おおさかナウ

2017年02月12日

保育所・幼稚園の集約化・統廃合
子育て、子どもの利益に逆行
参院予算委 日本共産党・辰巳議員が追及

参議院予算委員会提出資料①関西テレビ「ワンダー」(2016年3月31日放送分)より辰巳孝太郎事務所が作成

参議院予算委員会提出資料①関西テレビ「ワンダー」(2016年3月31日放送分)より辰巳孝太郎事務所が作成

 日本共産党の辰巳孝太郎参院議員は1月31日の参院予算委員会で、大阪の例を挙げ、公立保育所・幼稚園の集約・統廃合の問題について質問しました。

 辰巳議員は、「保育難民、待機児童の問題は深刻」だとした上で、受け皿整備として、保育士資格がなくても条件により保育に従事させるなどの規制緩和が行われていることについて、「保育の質が今大きく問われている」と指摘。その上で、全国で広がろうとしている保育所、幼稚園の集約、統廃合問題をただしました。

 辰巳議員はまず、2015年に始まった子ども・子育て支援新制度の意義と目標、目的達成のための基本姿勢についてただしました。

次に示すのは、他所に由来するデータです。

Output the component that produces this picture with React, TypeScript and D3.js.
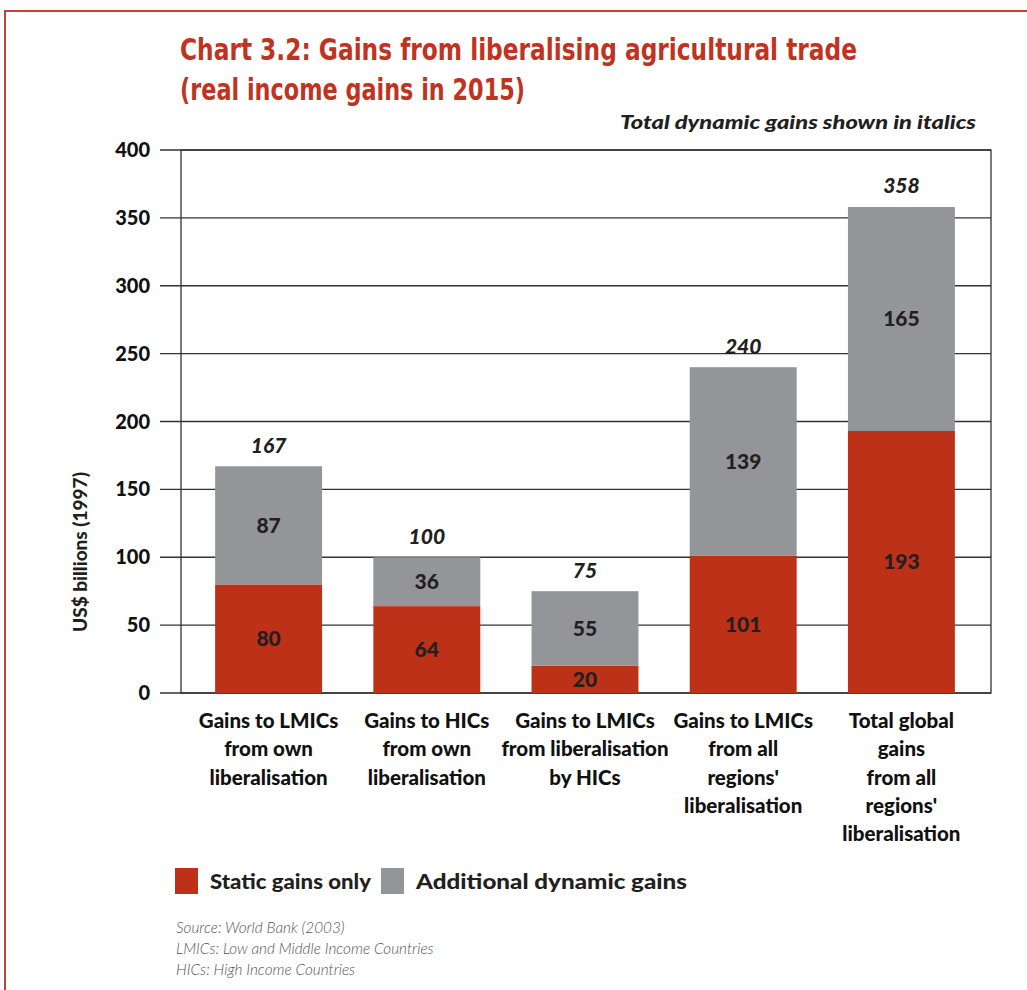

 加藤勝信働き方改革担当相は、「子どもの最善の利益が実現される社会を目指すとの考えを基本に、子どもの視点に立ち、子どもの生存と発達が保障されるよう、良質かつ適切な内容及び水準のものとする」「一人一人の子どもの健やかな育ちを等しく保障することを目指す」必要と、「行政が子ども・子育て支援を質、量ともに充実させる」ことなどを挙げました。

自衛隊駐屯地横に新園予定

参議院予算委員会提出資料②毎日放送「Voice」(2016年3月28日放送分)より辰巳孝太郎事務所が作成

参議院予算委員会提出資料②毎日放送「Voice」(2016年3月28日放送分)より辰巳孝太郎事務所が作成

 辰巳議員は、八尾市で、26ある公立保育所と幼稚園を5つの認定こども園に集約する計画が進められていることを紹介(資料1)。その1つが、自衛隊駐屯地の真横に設置される予定(資料2)で、保護者から大きな懸念が示され、かつて府知事が自衛隊駐屯地にオスプレイ配備を提言したこともあり、「なおさら心配の声が出されている」と述べました。

 西崎文平・子ども子育て本部統括官が園の設置基準について、「幼児教育上適切で、通園の際安全な環境に定めなければなら」ず、「指導上、保健衛生上、安全上及び管理上適切なものでなければならない」と答えたのに対し、辰巳議員は、「八尾のような施設は不適切ではないか」と追及しました。

 加藤担当相は「最終的にはそれぞれの地域で設置者及び認可権者が適切に判断」と述べました。

撤回になったこども園計画

参院予算委で質問する辰巳議員=1月31日

参院予算委で質問する辰巳議員=1月31日

 辰巳議員は、阪南市の認定こども園計画を紹介。家電量販店ヤマダ電機の建物を改修し、市内の市立保育所3カ所と幼稚園4カ所を1つの総合こども園に統廃合して630人の子どもを集めて保育する計画に、保護者から猛烈な反対の声が出され、撤回に追い込まれたと述べました。

 その上で、保育所を選んだ理由として一番多いものをただしたのに対し、塩崎恭久厚労相は、調査結果から「自宅から近い」が一番で62・5%だと答弁。辰巳議員は、「家に近い保育園、幼稚園を選ぶのは当然」だとし、距離が遠くなる、通園時間が長くなるのは、「教育上適切で、通園の際安全な環境」を求める設置基準や、「一億総活躍」にも逆行すると批判しました。

統廃合の背景に国の後押し

 辰巳議員は、統廃合が広がる背景には、総務省が進める「公共施設等総合管理計画」があると指摘。高市早苗総務相の答弁で、この間に集約・統廃合された公共施設の3割が保育施設であることが明らかになり、辰巳議員は、集約することと延べ床面積が減少することが条件になっているとし、「国が後押しして、統廃合を進めている」と指摘。「子ども子育て支援法のいう『子どもの最善の利益』は全くない」と述べ、国が公立保育所に対する建設、運営費補助などの廃止や一般財源化を進めてきたことを批判しました。

 安倍晋三首相は、「園の配置の在り方は、地域の実情に応じて、子どもの利益にかなうかどうか各地方団体で検討されるべき」と、政府責任を棚上げしました。